The naming dispute began on Inauguration Day, when the administration issued an executive order directing federal departments, agencies and mapping authorities to recognize the body of water as the Gulf of America. The change was implemented quickly across government channels, with Google, Apple and Microsoft incorporating the updated name into their map products.
But the shift did not take hold in American journalism.
A review of nearly 30,000 articles across multiple news databases — including Nexis, Newspapers.com and MediaCloud — shows that “Gulf of Mexico” continues to dominate by wide margins in everyday usage. In February, during the first full month after the executive order, the traditional name was used 1.48 times as often as “Gulf of America” in U.S. newspaper stories. By late summer, that gap widened significantly. In September, stories that used only one of the two names referenced the Gulf of Mexico more than ten times as often.
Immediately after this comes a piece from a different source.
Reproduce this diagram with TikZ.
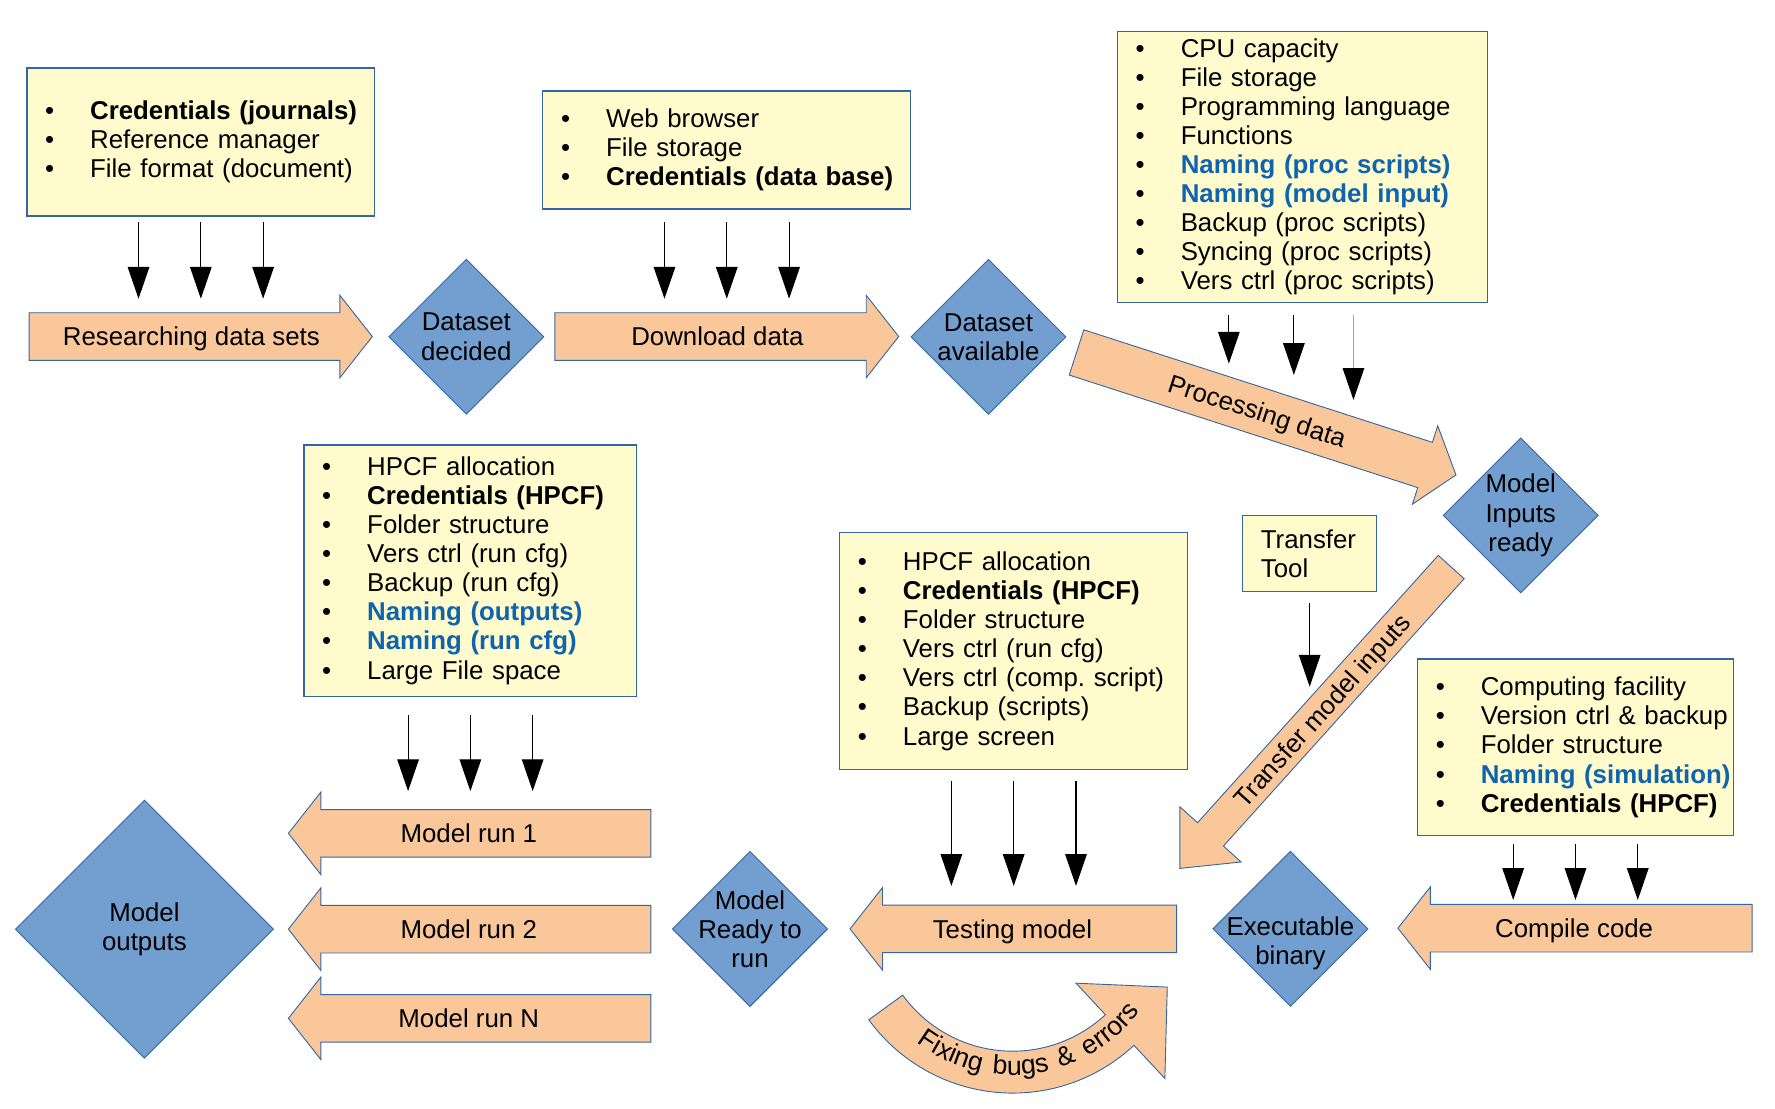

Analysts attribute part of the consistency to routine coverage patterns. Hurricane season, which drives a surge in reporting on weather, safety and emergency management, heavily favors longstanding terminology. A search of hurricane-related stories shows the traditional name used at roughly a three-to-one ratio.
Industry practice has also contributed. The Associated Press, whose stylebook guides many newsrooms, announced early in the year that it would retain “Gulf of Mexico,” leading the White House to bar AP reporters from the Oval Office until a federal court intervened. Other outlets independently affirmed the same policy, citing established geographic usage.
Regional reporting has followed a similar trend. Newspapers and broadcasters in Texas, Louisiana, Mississippi, Alabama and Florida — the states bordering the Gulf — have continued using “Gulf of Mexico” or opting for broader shorthand such as “the Gulf” or “Gulf Coast.”
The adoption pattern varies in only a few sectors. “Gulf of America” has gained the most traction in federal publications, trade outlets serving the oil and gas industry and politically conservative national media. But even within those categories, usage has remained limited when stories do not directly reference the name-change dispute itself.
The data suggests that while the federal designation has influenced government materials and mapping services, the term has not taken hold in the broader news ecosystem. For most outlets, the Gulf of Mexico remains the prevailing standard, reflecting more than half a millennium of linguistic continuity and reinforcing longstanding newsroom caution around rapid geographic rebranding.